Crushed with this failure, Zwingli returned to a Zurich that was becoming restless under his dictatorship. Strict sumptuary laws were resented; trade was hampered by the religious differences among the cantons; artisans were dissatisfied with their still small voice in the government; and Zwingli’s sermons, cluttered with politics, had lost their inspiration and charm. He felt the change so keenly that he asked the Council’s leave to seek a pastorate elsewhere. He was prevailed upon to stay.
He gave much of his time now to writing. In 1530 he sent his Ratio fidei to Charles V, who gave no sign of receiving it. In 1531 he addressed to Francis I a Christianae fidei brevis et clara expositio. In this “brief and clear exposition of the Christian faith” he expressed his Erasmian conviction that a Christian, on reaching paradise, would find there many noble Jews and pagans: not only Adam, Abraham, Isaac, Moses, Isaiah .... but Hercules, Theseus, Socrates, Aristides, Numa, Camillus, the Catos, the Scipios; “in short, there has not been any good man, nor any holy mind, nor any faithful soul, from the very beginning of the world even to its end, whom you will not see there with God. What could be imagined more joyful, pleasing, and noble, than this sight?”22 This passage so shocked Luther that he concluded that Zwingli must have been a “heathen”;23 and Bishop Bossuet, agreeing for once with Luther, quoted it to prove that Zwingli had been a hopeless infidel.24
On May 15, 1531, an assembly of Zurich and her allies voted to compel the Catholic cantons to allow freedom of preaching in their territory. When the cantons refused, Zwingli proposed war, but his allies preferred an economic blockade. The Catholic cantons, denied all imports, declared war. Again rival armies marched; again Zwingli led the way and carried the standard; again the armies met at Kappel (October 11, 1531)—the Catholics with 8,000 men, the Protestants with 1,500. This time they fought. The Catholics won, and Zwingli, aged forty-seven, was among the 500 Zurichers slain. His body was quartered and then burned on a pyre of dung.25 Luther, hearing of Zwingli’s death, pronounced it the judgment of heaven on a heathen,26 and “a triumph for us.”27 “I wish from my heart,” he is reported to have said, “that Zwingli could be saved, but I fear for the contrary, for Christ has said that those who deny Him shall be damned.” 28
Zwingli was succeeded in Zurich by Heinrich Bullinger, and at Basel Oswald Myconius carried on after Oecolampadius’ death. Bullinger avoided politics, superintended the city’s schools, sheltered fugitive Protestants, and dispensed charity to the needy of any creed. He approved the execution of Servetus, but, barring that, he approached a theory of general religious freedom.
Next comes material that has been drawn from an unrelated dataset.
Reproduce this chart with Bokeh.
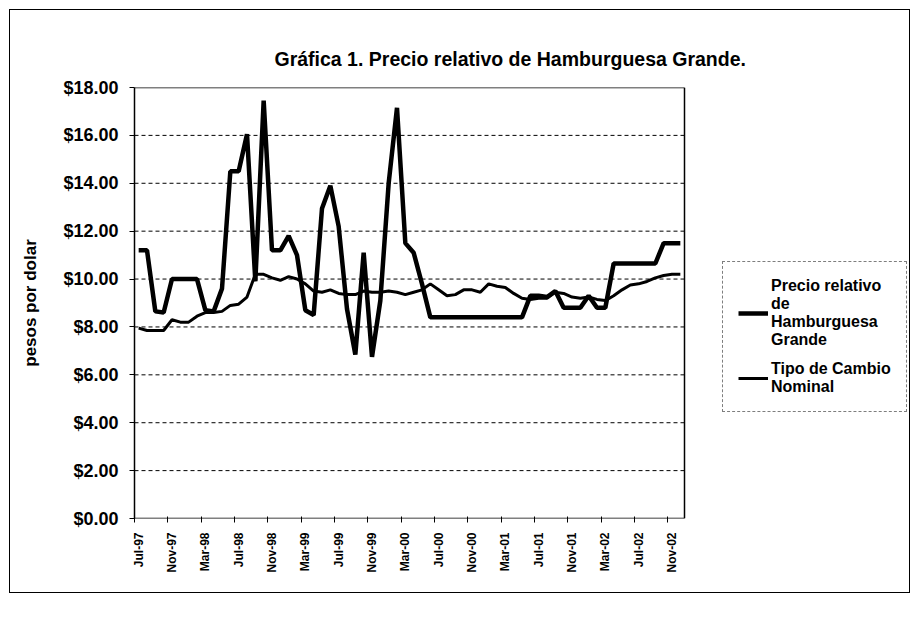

He joined with Myconius and Leo Jud in formulating the First Helvetic Confession (1536), which for a generation was the authoritative expression of Zwinglian views; and with Calvin he drew up the Consensus Tigurinus (1549), which brought the Zurich and Genevan Protestants into one “Reformed Church.”
Despite that protective accord, Catholicism regained in later years much of its lost ground in Switzerland, partly through its victory at Kappel; theologies are proved or disproved in history by competitive slaughter or fertility. Seven cantons adhered to Catholicism—Lucerne, Uri, Schwyz, Zug, Unterwalden, Fribourg, and Solothurn; four were definitely Protestant-Zurich, Basel, Bern, and Schaffhausen; the rest remained poised between the two faiths, uncertain of their certainties. Zwingli’s successor at Glarus, Valentin Tschudi, compromised by saying Mass in the morning for Catholics, and preaching an evangelical—purely Scriptural—sermon in the evening for the Protestants; he argued for mutual toleration, and was tolerated; he wrote a Chronicle so impartial that no one could tell from it which faith he favored. Even in that age there were Christians.